--- start of Dataset content ---
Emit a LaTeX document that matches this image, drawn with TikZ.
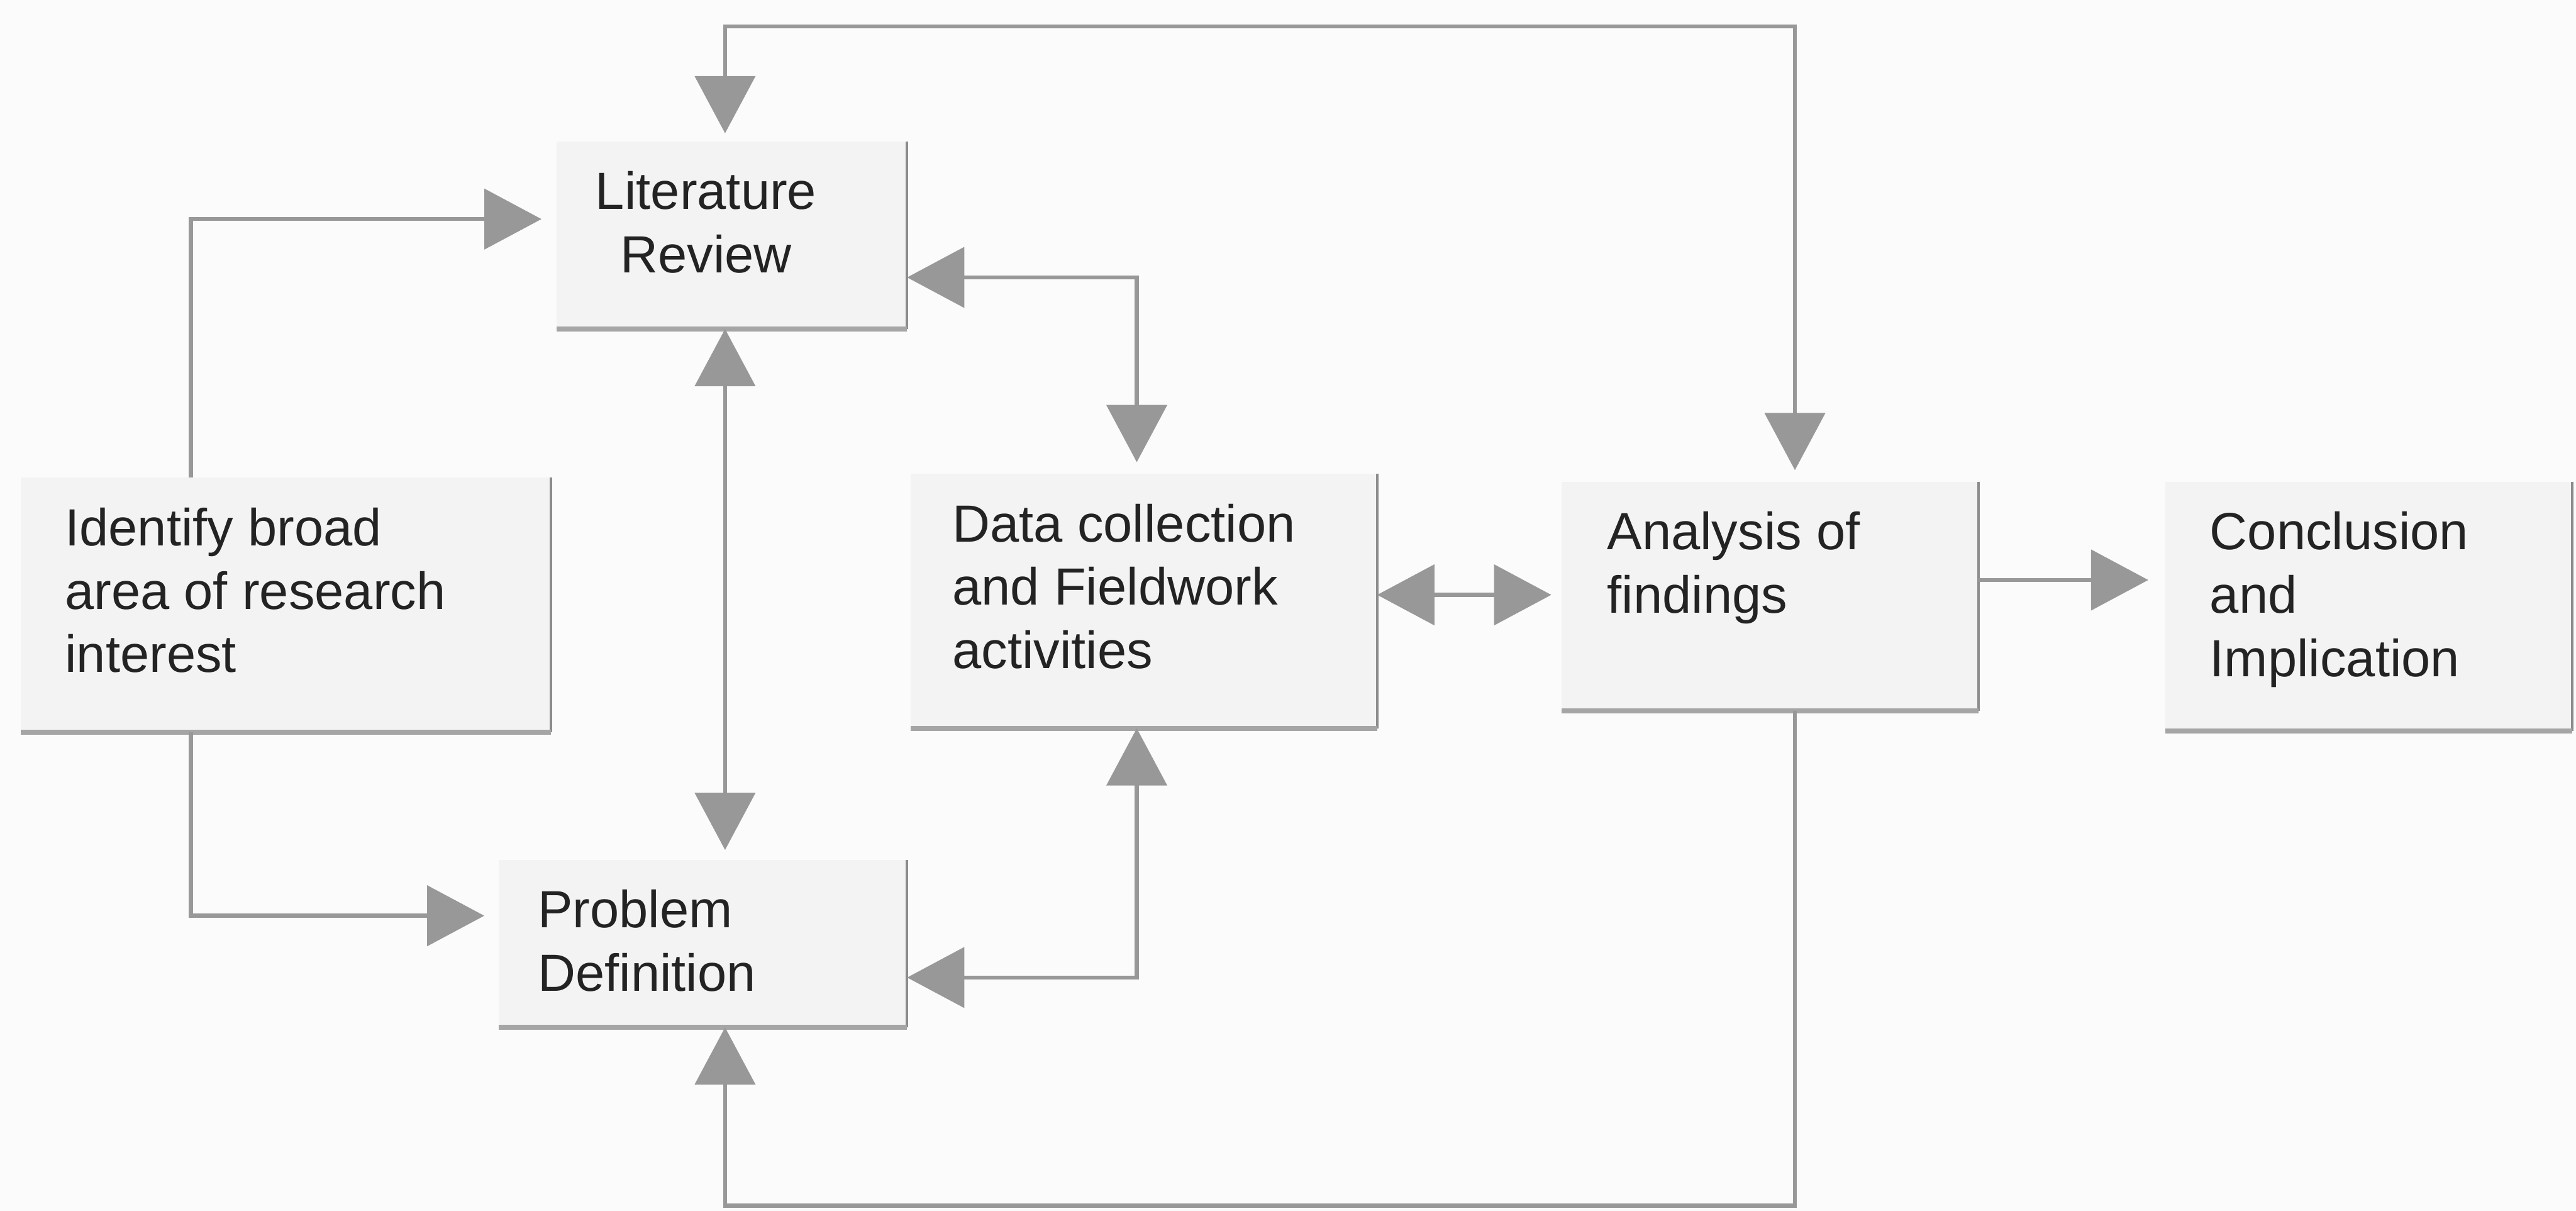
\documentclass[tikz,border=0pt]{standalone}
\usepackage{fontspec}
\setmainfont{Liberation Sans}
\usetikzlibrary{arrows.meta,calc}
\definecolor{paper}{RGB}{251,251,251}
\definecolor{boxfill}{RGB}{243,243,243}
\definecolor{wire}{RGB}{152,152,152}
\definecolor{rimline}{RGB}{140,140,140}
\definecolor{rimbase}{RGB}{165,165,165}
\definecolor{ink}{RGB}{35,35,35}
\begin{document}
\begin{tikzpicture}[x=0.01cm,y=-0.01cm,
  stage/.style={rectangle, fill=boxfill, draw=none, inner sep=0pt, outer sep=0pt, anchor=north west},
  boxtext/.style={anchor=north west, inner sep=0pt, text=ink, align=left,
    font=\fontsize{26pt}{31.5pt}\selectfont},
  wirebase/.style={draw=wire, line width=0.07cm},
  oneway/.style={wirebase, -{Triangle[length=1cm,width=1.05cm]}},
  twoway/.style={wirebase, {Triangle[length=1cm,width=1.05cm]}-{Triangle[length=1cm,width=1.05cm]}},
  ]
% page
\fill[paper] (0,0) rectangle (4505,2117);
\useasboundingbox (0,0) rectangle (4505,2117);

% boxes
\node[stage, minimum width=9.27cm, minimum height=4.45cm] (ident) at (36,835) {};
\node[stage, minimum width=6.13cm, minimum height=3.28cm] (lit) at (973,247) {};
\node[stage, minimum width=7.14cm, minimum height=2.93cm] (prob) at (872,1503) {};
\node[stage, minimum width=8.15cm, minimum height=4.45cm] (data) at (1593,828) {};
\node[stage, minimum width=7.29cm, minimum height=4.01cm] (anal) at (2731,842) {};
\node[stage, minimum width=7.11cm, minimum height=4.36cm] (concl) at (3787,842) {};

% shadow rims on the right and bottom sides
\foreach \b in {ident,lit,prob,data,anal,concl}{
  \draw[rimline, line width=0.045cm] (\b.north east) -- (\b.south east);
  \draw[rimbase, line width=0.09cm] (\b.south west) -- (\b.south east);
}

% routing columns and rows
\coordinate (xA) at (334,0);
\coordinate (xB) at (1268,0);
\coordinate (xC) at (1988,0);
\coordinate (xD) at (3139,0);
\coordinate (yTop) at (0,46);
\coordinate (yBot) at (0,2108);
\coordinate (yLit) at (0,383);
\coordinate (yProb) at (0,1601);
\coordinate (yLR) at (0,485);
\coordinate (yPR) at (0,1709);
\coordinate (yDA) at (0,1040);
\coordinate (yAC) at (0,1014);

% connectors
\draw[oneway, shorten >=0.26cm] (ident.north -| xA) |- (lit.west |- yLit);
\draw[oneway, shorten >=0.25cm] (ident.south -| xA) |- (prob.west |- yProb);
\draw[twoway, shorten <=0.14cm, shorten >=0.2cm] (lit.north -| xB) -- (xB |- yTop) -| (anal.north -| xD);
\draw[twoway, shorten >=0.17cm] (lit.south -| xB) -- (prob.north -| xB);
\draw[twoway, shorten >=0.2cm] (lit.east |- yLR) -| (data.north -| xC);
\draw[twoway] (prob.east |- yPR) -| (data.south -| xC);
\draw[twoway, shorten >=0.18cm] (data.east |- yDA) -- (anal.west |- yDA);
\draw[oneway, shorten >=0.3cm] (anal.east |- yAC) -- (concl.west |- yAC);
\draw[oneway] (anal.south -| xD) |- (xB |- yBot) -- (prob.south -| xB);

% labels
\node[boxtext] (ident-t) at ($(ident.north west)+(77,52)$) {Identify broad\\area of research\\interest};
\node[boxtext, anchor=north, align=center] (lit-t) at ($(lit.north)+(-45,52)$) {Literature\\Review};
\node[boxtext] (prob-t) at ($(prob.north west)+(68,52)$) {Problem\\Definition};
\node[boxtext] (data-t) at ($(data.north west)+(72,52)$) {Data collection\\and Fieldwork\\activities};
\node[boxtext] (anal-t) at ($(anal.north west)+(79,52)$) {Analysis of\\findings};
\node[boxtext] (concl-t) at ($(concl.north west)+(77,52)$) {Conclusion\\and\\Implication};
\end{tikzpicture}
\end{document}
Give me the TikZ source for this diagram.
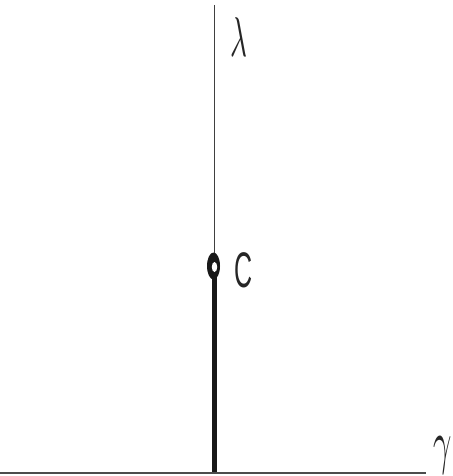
--- end of Dataset content ---
= Set task =
Reproduce all entries without any change, and omit the pictures.

= Completed exercise =
Emit a LaTeX document that matches this image, drawn with TikZ.
\documentclass[tikz,border=0pt]{standalone}
\usepackage{fontspec}
\setmainfont{Liberation Sans}
\usetikzlibrary{arrows.meta,calc}
\definecolor{paper}{RGB}{251,251,251}
\definecolor{boxfill}{RGB}{243,243,243}
\definecolor{wire}{RGB}{152,152,152}
\definecolor{rimline}{RGB}{140,140,140}
\definecolor{rimbase}{RGB}{165,165,165}
\definecolor{ink}{RGB}{35,35,35}
\begin{document}
\begin{tikzpicture}[x=0.01cm,y=-0.01cm,
  stage/.style={rectangle, fill=boxfill, draw=none, inner sep=0pt, outer sep=0pt, anchor=north west},
  boxtext/.style={anchor=north west, inner sep=0pt, text=ink, align=left,
    font=\fontsize{26pt}{31.5pt}\selectfont},
  wirebase/.style={draw=wire, line width=0.07cm},
  oneway/.style={wirebase, -{Triangle[length=1cm,width=1.05cm]}},
  twoway/.style={wirebase, {Triangle[length=1cm,width=1.05cm]}-{Triangle[length=1cm,width=1.05cm]}},
  ]
% page
\fill[paper] (0,0) rectangle (4505,2117);
\useasboundingbox (0,0) rectangle (4505,2117);

% boxes
\node[stage, minimum width=9.27cm, minimum height=4.45cm] (ident) at (36,835) {};
\node[stage, minimum width=6.13cm, minimum height=3.28cm] (lit) at (973,247) {};
\node[stage, minimum width=7.14cm, minimum height=2.93cm] (prob) at (872,1503) {};
\node[stage, minimum width=8.15cm, minimum height=4.45cm] (data) at (1593,828) {};
\node[stage, minimum width=7.29cm, minimum height=4.01cm] (anal) at (2731,842) {};
\node[stage, minimum width=7.11cm, minimum height=4.36cm] (concl) at (3787,842) {};

% shadow rims on the right and bottom sides
\foreach \b in {ident,lit,prob,data,anal,concl}{
  \draw[rimline, line width=0.045cm] (\b.north east) -- (\b.south east);
  \draw[rimbase, line width=0.09cm] (\b.south west) -- (\b.south east);
}

% routing columns and rows
\coordinate (xA) at (334,0);
\coordinate (xB) at (1268,0);
\coordinate (xC) at (1988,0);
\coordinate (xD) at (3139,0);
\coordinate (yTop) at (0,46);
\coordinate (yBot) at (0,2108);
\coordinate (yLit) at (0,383);
\coordinate (yProb) at (0,1601);
\coordinate (yLR) at (0,485);
\coordinate (yPR) at (0,1709);
\coordinate (yDA) at (0,1040);
\coordinate (yAC) at (0,1014);

% connectors
\draw[oneway, shorten >=0.26cm] (ident.north -| xA) |- (lit.west |- yLit);
\draw[oneway, shorten >=0.25cm] (ident.south -| xA) |- (prob.west |- yProb);
\draw[twoway, shorten <=0.14cm, shorten >=0.2cm] (lit.north -| xB) -- (xB |- yTop) -| (anal.north -| xD);
\draw[twoway, shorten >=0.17cm] (lit.south -| xB) -- (prob.north -| xB);
\draw[twoway, shorten >=0.2cm] (lit.east |- yLR) -| (data.north -| xC);
\draw[twoway] (prob.east |- yPR) -| (data.south -| xC);
\draw[twoway, shorten >=0.18cm] (data.east |- yDA) -- (anal.west |- yDA);
\draw[oneway, shorten >=0.3cm] (anal.east |- yAC) -- (concl.west |- yAC);
\draw[oneway] (anal.south -| xD) |- (xB |- yBot) -- (prob.south -| xB);

% labels
\node[boxtext] (ident-t) at ($(ident.north west)+(77,52)$) {Identify broad\\area of research\\interest};
\node[boxtext, anchor=north, align=center] (lit-t) at ($(lit.north)+(-45,52)$) {Literature\\Review};
\node[boxtext] (prob-t) at ($(prob.north west)+(68,52)$) {Problem\\Definition};
\node[boxtext] (data-t) at ($(data.north west)+(72,52)$) {Data collection\\and Fieldwork\\activities};
\node[boxtext] (anal-t) at ($(anal.north west)+(79,52)$) {Analysis of\\findings};
\node[boxtext] (concl-t) at ($(concl.north west)+(77,52)$) {Conclusion\\and\\Implication};
\end{tikzpicture}
\end{document}
Give me the TikZ source for this diagram.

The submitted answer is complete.